Did you know that in 2015, the Straits Times Business section reported that over 85,352 Singapore consumers have overdue unsecured debt totalling $288.4m? And the number keeps increasing every year. There’s clearly a problem with the way we manage our money. That being said, it’s a wonder why good money management skills aren’t being taught in schools.

On the other hand, we can’t possibly expect schools to teach our kids each and every life skill out there. That’s why we, as parents, need to impart these types of skills to our kids.

Ask yourself: Do your kids even know where money comes from? Money is invisible to them because we tend to pay with NETS and credit cards everywhere we go. It’s no wonder that kids have a hard time wrapping their heads around the concept of money.

If you want to help them understand money better, the first step is to be more open and vocal with them about everything surrounding money. In an age-appropriate way, of course.

To help you out, here are 7 strategies that you can implement right away to teach your child some basic money management skills:



The ATM – a magical box where mummy and daddy get an endless supply of money. Kids need to know the reality though. Spend some time explaining to them that money is earned by doing work. They may not grasp this immediately, so don’t be afraid to set them to work to earn their own money. Just be careful not to pay them for doing the chores that they should already take responsibility for, like making their beds or cleaning up toys after play. Faye De Muyshondt, author of “socialsklz (Social Skills) for Success: How to give Children the Skills They Need to Thrive in the Modern World” suggests instead to pay them for helping out with special chores like washing the car or cleaning out the fridge.


When you pay them the money they’ve earned, be sure to do so periodically (for example, every Sunday), instead of immediately after the task is completed. Once they’ve collected their pay, ask them what they want to buy with it. If they decide to blow it all in one go, don’t be too quick to intervene. Let them experience overspending first-hand. When they realise they have nothing left that week, and have to wait a whole week to get their earnings again, they would have learnt a lesson in overspending.


Money management lessons are best taught as a part of everyday life. The next time you take your child with you to the supermarket, bring a $50 bill with you and tell her that this is all we have to spend in the supermarket. Her eyes will naturally wander around the shelves and before you know it, she’ll be asking for a pack of chocolates or cookies. Add the total expense up as you place items in your cart, and tell her that buying everything will bring your budget over $50 and that it’s important to choose your purchases wisely to keep within budget. She will learn that careful choices need to be made when you have limited funds and a budget.
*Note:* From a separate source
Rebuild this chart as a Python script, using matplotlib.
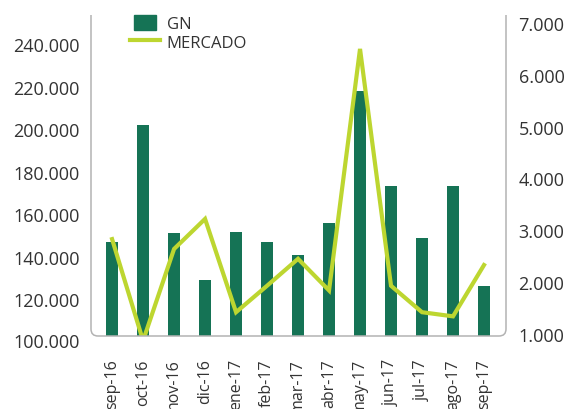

You don’t need a fancy piggy bank to do this. Just get your child an empty jar, and show her what happens when she starts putting part of her earnings (or allowance if she gets one) into that jar. To keep her motivated, take note of how much money she collects as she saves. Tape a piece of paper onto the jar and add the sums up as she saves. Want to be even more effective? Set a spending goal with her. Identify an item she wants, and write the price of the item down next to the saving tally. As the savings reach her goal and she gets to reap the rewards of her efforts, her motivation to save will soar.


Money is not just for spending. Teach your child that money can also be used to help others. Start by noticing what she cares about, and talk to her about it. Does your child point out that a little girl at school wears only old clothes and shoes? Tell her that there are other little kids that could use help to buy clothes, books and shoes, and she can give part of her money to an association that helps them. Do you have a pet cat that your child adores? Tell her that there are many cats out there that don’t have loving homes, and if she shares some of her money with them, the shelter can help look after them till they find loving homes.


Why not help your child to start out her own small business? If she is talented at handicraft, show her how she can sell her crafts to neighbours and friends for a sum of money. If you don’t have an artistic child, don’t give up. She can also offer simple services like dog walking, typing documents, or babysitting.


The fact is, no matter what you teach your children, they learn most by example. So practise what you preach. Make shopping lists before you shop and stick to them. Be vocal about your values surrounding money and share it with them when you are at the ATM, at the supermarket or paying your monthly bills. When you buy something that you need instead of want, share your decision-making process with them – why you chose to sacrifice something you wanted for something the family needed. As much as you can, use cash when spending money around them.

Start now!

Beth Kobliner, author of the New York Times bestseller Get a Financial Life, says that children as young as three years old can grasp financial concepts like saving and spending. So don’t underestimate your little one. As soon as they know how to count, you can start to educate them about managing money!